> On 3 Mar 2023, at 0:02, Thorsten Glaser <t...@evolvis.org> wrote:
> 
> On Tue, 28 Feb 2023, Alban Hertroys wrote:
> 
>> Perhaps you can use a lateral cross join to get the result of
>> jsonb_build_object as a jsonb value to pass around?
> 
> I don’t see how. (But then I’ve not yet worked with lateral JOINs.)

You posted this bit:

> jsonb_build_object('opening_times',
>       jsonb_agg(DISTINCT jsonb_build_object(
>               'weekday', cot.weekday,
>               'from_hour', cot.from_hour,
>               'to_hour', cot.to_hour)
>       ORDER BY
>           jsonb_build_object(
>               'weekday', cot.weekday,
>               'from_hour', cot.from_hour,
>               'to_hour', cot.to_hour)->>'weekday',
>           jsonb_build_object(
>               'weekday', cot.weekday,
>               'from_hour', cot.from_hour,
>               'to_hour', cot.to_hour)->>'from_hour',
>           jsonb_build_object(
>               'weekday', cot.weekday,
>               'from_hour', cot.from_hour,
>               'to_hour', cot.to_hour)->>'to_hour')
> )


You can rewrite that into something like this:

select jsonb_build_object('opening_times’,
        obj
        ORDER BY
            obj->>'weekday’,
            obj->>'from_hour’,
            obj->>'to_hour')
)
from cot
cross join lateral jsonb_agg(jsonb_build_object(
                'weekday', cot.weekday,
                'from_hour', cot.from_hour,
                'to_hour', cot.to_hour) obj

That’s off the top of my head and I did leave out the DISTINCT. Just to show 
the concept here.
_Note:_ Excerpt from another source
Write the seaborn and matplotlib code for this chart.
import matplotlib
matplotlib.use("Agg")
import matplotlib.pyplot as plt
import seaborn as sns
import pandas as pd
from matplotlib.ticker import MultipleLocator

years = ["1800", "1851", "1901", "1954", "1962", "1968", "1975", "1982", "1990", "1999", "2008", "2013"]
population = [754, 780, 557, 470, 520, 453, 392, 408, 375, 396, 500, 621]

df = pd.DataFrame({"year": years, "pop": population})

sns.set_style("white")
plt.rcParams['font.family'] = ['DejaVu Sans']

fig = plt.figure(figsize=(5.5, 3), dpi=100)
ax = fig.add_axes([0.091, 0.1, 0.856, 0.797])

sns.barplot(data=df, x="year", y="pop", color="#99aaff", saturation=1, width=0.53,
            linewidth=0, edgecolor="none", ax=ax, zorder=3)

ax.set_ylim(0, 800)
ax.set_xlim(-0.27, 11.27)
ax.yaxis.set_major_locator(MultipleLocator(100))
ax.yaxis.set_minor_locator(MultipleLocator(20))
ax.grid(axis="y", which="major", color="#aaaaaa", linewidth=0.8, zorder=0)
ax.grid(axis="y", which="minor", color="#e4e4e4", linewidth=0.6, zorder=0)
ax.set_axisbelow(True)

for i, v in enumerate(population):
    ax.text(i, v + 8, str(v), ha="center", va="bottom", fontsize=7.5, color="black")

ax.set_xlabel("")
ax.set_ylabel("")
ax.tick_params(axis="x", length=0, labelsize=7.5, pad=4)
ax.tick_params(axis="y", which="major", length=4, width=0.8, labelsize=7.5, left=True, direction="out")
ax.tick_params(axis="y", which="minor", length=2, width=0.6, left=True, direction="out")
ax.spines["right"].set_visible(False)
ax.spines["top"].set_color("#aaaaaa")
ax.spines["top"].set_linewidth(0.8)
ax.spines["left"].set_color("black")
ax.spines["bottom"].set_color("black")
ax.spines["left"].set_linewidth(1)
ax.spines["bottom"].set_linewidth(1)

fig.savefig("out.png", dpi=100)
A bit of experimenting and reading should get you there, I’m 
keeping $work waiting :P

(…)

> WITH
>    cgwaj AS (
>       SELECT cgwa.id AS id, jsonb_build_object(
>               'weekday', cgwa.weekday,
>               'forenoon', cgwa.forenoon,
>               'afternoon', cgwa.afternoon,
>               'evening', cgwa.evening) AS obj
>       FROM core_generalworkavailability cgwa
>    ),
>    -- … same for opening times
> SELECT cp.email, …,
>       -- …
>       jsonb_build_object('possible_work_times', COALESCE(
>           jsonb_agg(DISTINCT cgwaj.obj ORDER BY cgwaj.obj->>'weekday',
>               cgwaj.obj->>'forenoon', cgwaj.obj->>'afternoon',
>               cgwaj.obj->>'evening')
>           FILTER (WHERE cgwaj.id IS NOT NULL))) ||
>       -- …
>    FROM core_person cp
>       -- …
>       LEFT JOIN core_person_possible_work_times cppwt ON cppwt.person_id=cp.id
>       LEFT JOIN cgwaj ON cgwaj.id=cppwt.generalworkavailability_id
>       -- …
> 
> That is, add a CTE for each m:n-attached table whose “value” is
> an object, not a single field, keep the id field; LEFT JOIN that
> (instead of the original table), then we have a field to use in
> ORDER BY.
> 
> I think. I’ve not yet tried it (I don’t have access to that DB
> normally, I was just helping out).
> 
> This avoids sub-SELECTs in the sense of needing to run one for
> each user row, because the innermost JSON object building needs
> to be done for each (connected (if the query is not filtering on
> specific users)) row of the “property table”, anyway. (And even
> if filtered, that can be passed down.)
> 
> bye,
> //mirabilos
> -- 
> Solange man keine schmutzigen Tricks macht, und ich meine *wirklich*
> schmutzige Tricks, wie bei einer doppelt verketteten Liste beide
> Pointer XORen und in nur einem Word speichern, funktioniert Boehm ganz
> hervorragend.         -- Andreas Bogk über boehm-gc in d.a.s.r
> 

Alban Hertroys
--
There is always an exception to always.